Share it

“No Place To Be Single” (2026) instantly shoots into the endlessly expanding pantheon of romantic dramedies. It’s one of those films that keep being steadily churned out even when no one is quite asking or desiring. You want a certain degree of lightness, romantic tension to flare through setups that have become as uninspired and routine as ever. Just putting attractive leads doesn’t always cut it.

The film makes the cardinal foolish act of mangling this understanding. There are gorgeous people aplenty filing in and out of the scenes, but most seem like a bunch of deer caught in the headlights. Laura Chiossone’s film gets as redundant and unremarkable as it is possible, which it achieves with incredible velocity. You’d be amused by such brazen confidence with which it orchestrates a dull string of events.

No Place To Be Single (2026) Plot Summary & Movie Synopsis:

The film drops us in the quaint Tuscan town of Belverde. The scene is set for ample romance. It’s introduced as a place where love is always in the air, and people are constantly falling for each other. Romance is hard to resist. Elisa (Mathilde Gioli), however, rejects love. She’s not someone who wouldn’t just readily surrender to love but actively resists it. She doesn’t find love a welcome proposition.

The roots of her aversion will be revealed gradually, tied to her past relationship that panned out pretty terribly. The film kicks into motion with the death of a Count, whose property must now change hands. His charismatic heirs, Michele (Cristiano Caccamo) and Carlo (Sebastiano Pigazzi), stand to inherit the land. There are rumblings of uneasy speculation as to the future of the land, how it can change in perspective, how things may shift now on. The men are his nephews. They are distant heirs, but they are the ones who will be able to take possession of the land’s destiny as desired and determined by the Count.

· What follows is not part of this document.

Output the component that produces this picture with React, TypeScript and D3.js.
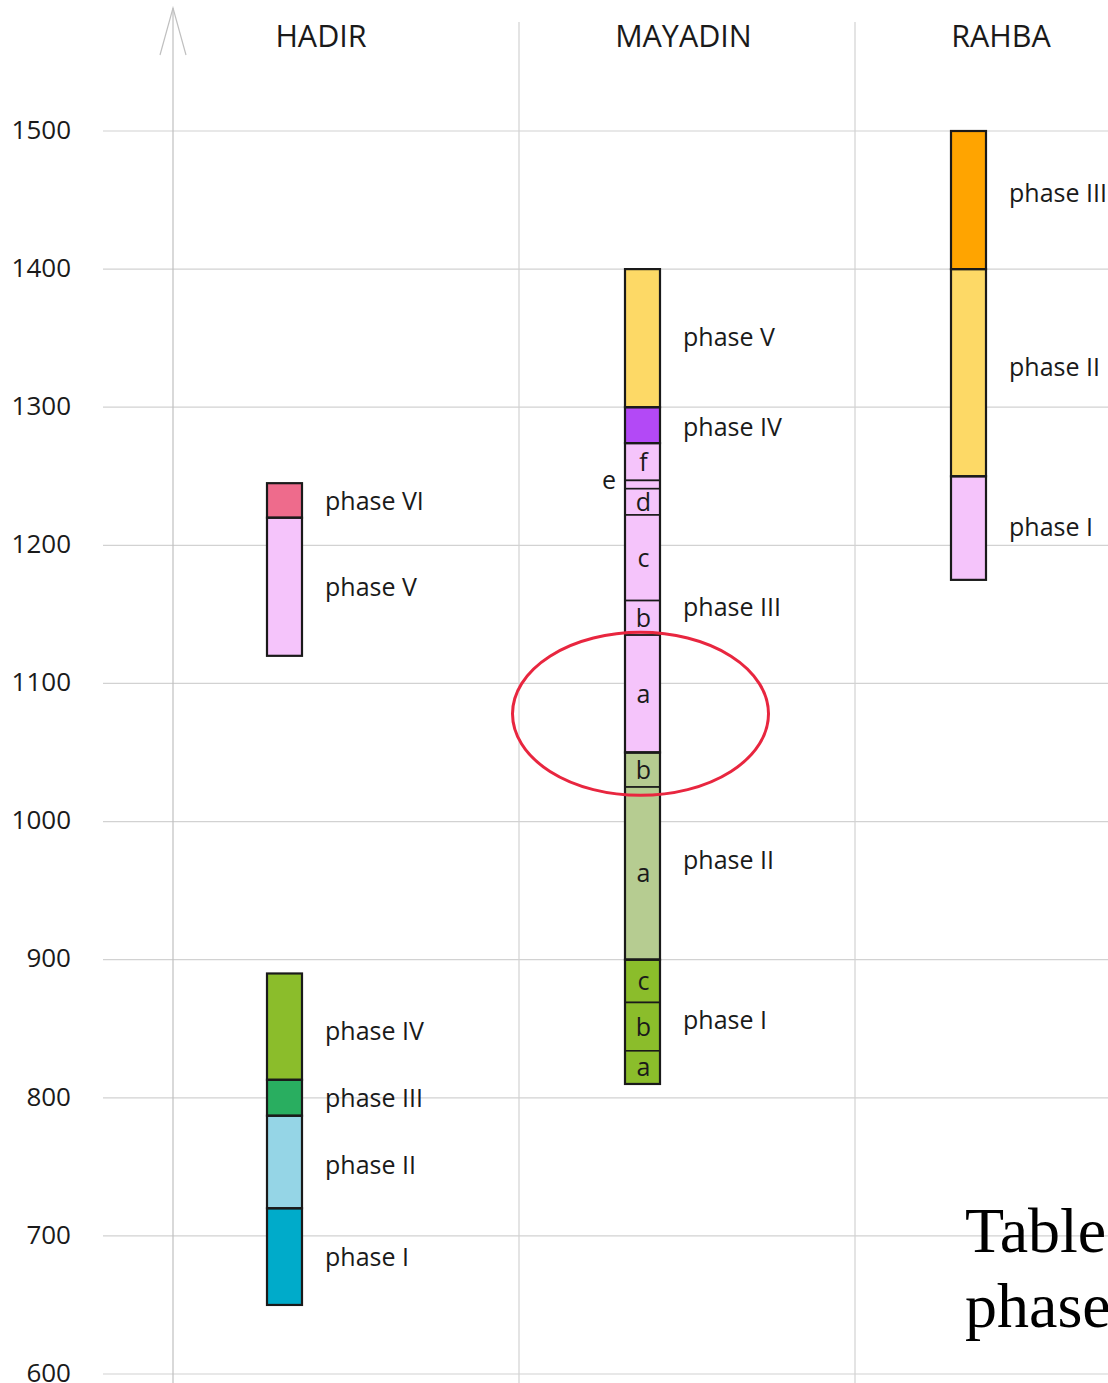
import React from "react";
import * as d3 from "d3";

// sites and the year axis
const sites = ["HADIR", "MAYADIN", "RAHBA"];
const yearTicks = [600, 700, 800, 900, 1000, 1100, 1200, 1300, 1400, 1500];

// phases per site: start / end year, labelYear = where the label sits
const hadirPhases = [
  { name: "phase VI", start: 1220, end: 1245, labelYear: 1232 },
  { name: "phase V", start: 1120, end: 1220, labelYear: 1170 },
  { name: "phase IV", start: 813, end: 890, labelYear: 848 },
  { name: "phase III", start: 787, end: 813, labelYear: 800 },
  { name: "phase II", start: 720, end: 787, labelYear: 751 },
  { name: "phase I", start: 650, end: 720, labelYear: 685 },
];
const mayadinPhases = [
  { name: "phase V", start: 1300, end: 1400, labelYear: 1351 },
  { name: "phase IV", start: 1274, end: 1300, labelYear: 1286 },
  { name: "phase III", start: 1050, end: 1274, labelYear: 1155 },
  { name: "phase II", start: 900, end: 1050, labelYear: 972 },
  { name: "phase I", start: 810, end: 900, labelYear: 856 },
];
const rahbaPhases = [
  { name: "phase III", start: 1400, end: 1500, labelYear: 1455 },
  { name: "phase II", start: 1250, end: 1400, labelYear: 1329 },
  { name: "phase I", start: 1175, end: 1250, labelYear: 1213 },
];

// sub-phases of Mayadin
const mayadinSubphases = [
  { phase: "phase III", name: "f", start: 1247, end: 1274 },
  { phase: "phase III", name: "e", start: 1241, end: 1247 },
  { phase: "phase III", name: "d", start: 1222, end: 1241 },
  { phase: "phase III", name: "c", start: 1160, end: 1222 },
  { phase: "phase III", name: "b", start: 1135, end: 1160 },
  { phase: "phase III", name: "a", start: 1050, end: 1135 },
  { phase: "phase II", name: "b", start: 1025, end: 1050 },
  { phase: "phase II", name: "a", start: 900, end: 1025 },
  { phase: "phase I", name: "c", start: 869, end: 900 },
  { phase: "phase I", name: "b", start: 834, end: 869 },
  { phase: "phase I", name: "a", start: 810, end: 834 },
];

// circled area
const highlight = { site: "MAYADIN", start: 1019, end: 1137 };

const colors: Record<string, string> = {
  "HADIR phase VI": "#ee6b8c",
  "HADIR phase V": "#f5c4fb",
  "HADIR phase IV": "#8bbd2b",
  "HADIR phase III": "#29ae60",
  "HADIR phase II": "#95d5e6",
  "HADIR phase I": "#00abca",
  "MAYADIN phase V": "#fdd966",
  "MAYADIN phase IV": "#b349f6",
  "MAYADIN phase III": "#f5c4fb",
  "MAYADIN phase II": "#b6cc91",
  "MAYADIN phase I": "#8bbd2b",
  "RAHBA phase III": "#ffa400",
  "RAHBA phase II": "#fdd966",
  "RAHBA phase I": "#f5c4fb",
};

const W = 1108;
const H = 1383;
const font = "'Open Sans', sans-serif";
const serif = "'Liberation Serif', 'Times New Roman', serif";

const App = () => {
  const y = d3.scaleLinear().domain([600, 1500]).range([1374, 131]);
  // column edges, bar centres, header centres
  const xCol = d3.scaleOrdinal<string, number>().domain(sites).range([173, 519, 855]);
  const xBar = d3.scaleOrdinal<string, number>().domain(sites).range([284.5, 642.5, 968.5]);
  const xHead = d3.scaleOrdinal<string, number>().domain(sites).range([321, 683.5, 1001]);
  const barW = 35;

  const phasesBySite: Record<string, typeof hadirPhases> = {
    HADIR: hadirPhases,
    MAYADIN: mayadinPhases,
    RAHBA: rahbaPhases,
  };

  return (
    <div style={{ position: "absolute", left: 0, top: 0 }}>
      <svg width={W} height={H} style={{ display: "block", background: "#fff" }}>
        {/* horizontal grid + tick labels */}
        {yearTicks.map((t) => (
          <g key={t}>
            <line x1={103} x2={W} y1={y(t)} y2={y(t)} stroke="#d2d2d2" strokeWidth={1.2} />
            <text
              x={71}
              y={y(t)}
              dy="0.3em"
              textAnchor="end"
              fontFamily={font}
              fontSize={26}
              fill="#1a1a1a"
            >
              {t}
            </text>
          </g>
        ))}

        {/* column separators */}
        {sites.slice(1).map((s) => (
          <line key={s} x1={xCol(s)} x2={xCol(s)} y1={22} y2={H} stroke="#d2d2d2" strokeWidth={1.2} />
        ))}

        {/* vertical axis with arrow */}
        <line x1={xCol("HADIR")} x2={xCol("HADIR")} y1={8} y2={H} stroke="#c0c0c0" strokeWidth={1.2} />
        <polyline
          points={`${xCol("HADIR") - 13},55 ${xCol("HADIR")},8 ${xCol("HADIR") + 13},55`}
          fill="none"
          stroke="#c0c0c0"
          strokeWidth={1.2}
        />

        {/* headers */}
        {sites.map((s) => (
          <text
            key={s}
            x={xHead(s)}
            y={47}
            textAnchor="middle"
            fontFamily={font}
            fontSize={30.5}
            fill="#1a1a1a"
          >
            {s}
          </text>
        ))}

        {/* bars */}
        {sites.map((s) => {
          const x0 = xBar(s) - barW / 2;
          const phases = phasesBySite[s];
          const subs = s === "MAYADIN" ? mayadinSubphases : [];
          return (
            <g key={s}>
              {phases.map((p) => (
                <rect
                  key={p.name}
                  x={x0}
                  y={y(p.end)}
                  width={barW}
                  height={y(p.start) - y(p.end)}
                  fill={colors[`${s} ${p.name}`]}
                  stroke="none"
                />
              ))}
              {subs.map((d, i) => (
                <g key={i}>
                  <rect
                    x={x0}
                    y={y(d.end)}
                    width={barW}
                    height={y(d.start) - y(d.end)}
                    fill={colors[`${s} ${d.phase}`]}
                    stroke="#1a1a1a"
                    strokeWidth={1.6}
                  />
                  <text
                    x={d.name === "e" ? x0 - 16 : xBar(s) + 1}
                    y={d.name === "e" ? y(d.end) : (y(d.start) + y(d.end)) / 2}
                    dy="0.36em"
                    textAnchor="middle"
                    fontFamily={font}
                    fontSize={25}
                    fill="#1a1a1a"
                  >
                    {d.name}
                  </text>
                </g>
              ))}
              {phases.map((p) => (
                <rect
                  key={p.name + "o"}
                  x={x0}
                  y={y(p.end)}
                  width={barW}
                  height={y(p.start) - y(p.end)}
                  fill="none"
                  stroke="#1a1a1a"
                  strokeWidth={2.2}
                />
              ))}
              {phases.map((p) => (
                <text
                  key={p.name + "l"}
                  x={x0 + barW + 23}
                  y={y(p.labelYear)}
                  dy="0.36em"
                  fontFamily={font}
                  fontSize={25}
                  fill="#1a1a1a"
                >
                  {p.name}
                </text>
              ))}
            </g>
          );
        })}

        {/* red circle annotation */}
        <ellipse
          cx={xBar(highlight.site) - 2}
          cy={(y(highlight.start) + y(highlight.end)) / 2}
          rx={128}
          ry={(y(highlight.start) - y(highlight.end)) / 2}
          fill="none"
          stroke="#e8263f"
          strokeWidth={3}
        />

        {/* caption fragment */}
        <text x={965} y={1252} fontFamily={serif} fontSize={64} fill="#000">
          Table
        </text>
        <text x={965} y={1327} fontFamily={serif} fontSize={64} fill="#000">
          phase
        </text>
      </svg>
    </div>
  );
};

export default App;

When the two pop into the picture, things are taken for a spin. Elisa and her family try to impress on the men that a sale of the property should be opposed. The land cannot be so easily squandered. Elisa and her family live and work on the land, cultivating grapes and olives. Their lives hinge on the land. They cannot even imagine their lives without it.

Elisa’s mother and her sister, Giada, try to foist on her the need to hook up with a local. But she resists. The secret to her resistance is deeply connected to how she has been raising her teenage daughter, Linda. There’s a lot of anger and anguish and strife that she has endured, which she cannot afford to weather again. So, she lets amorous relationships go, divesting her of the emotional strain such episodes can bring.

What Hope Does Elisa Nurse have for Michele?

Elisa attempts to impress on Michele her grand plans of improving the land, bringing a makeover that can do good. However, their relationship is slated for a twist. They have known each other since childhood, having played together. Time has kept them apart for a while. But the memories of intimacy remain and are furthermore strengthened and buoyed.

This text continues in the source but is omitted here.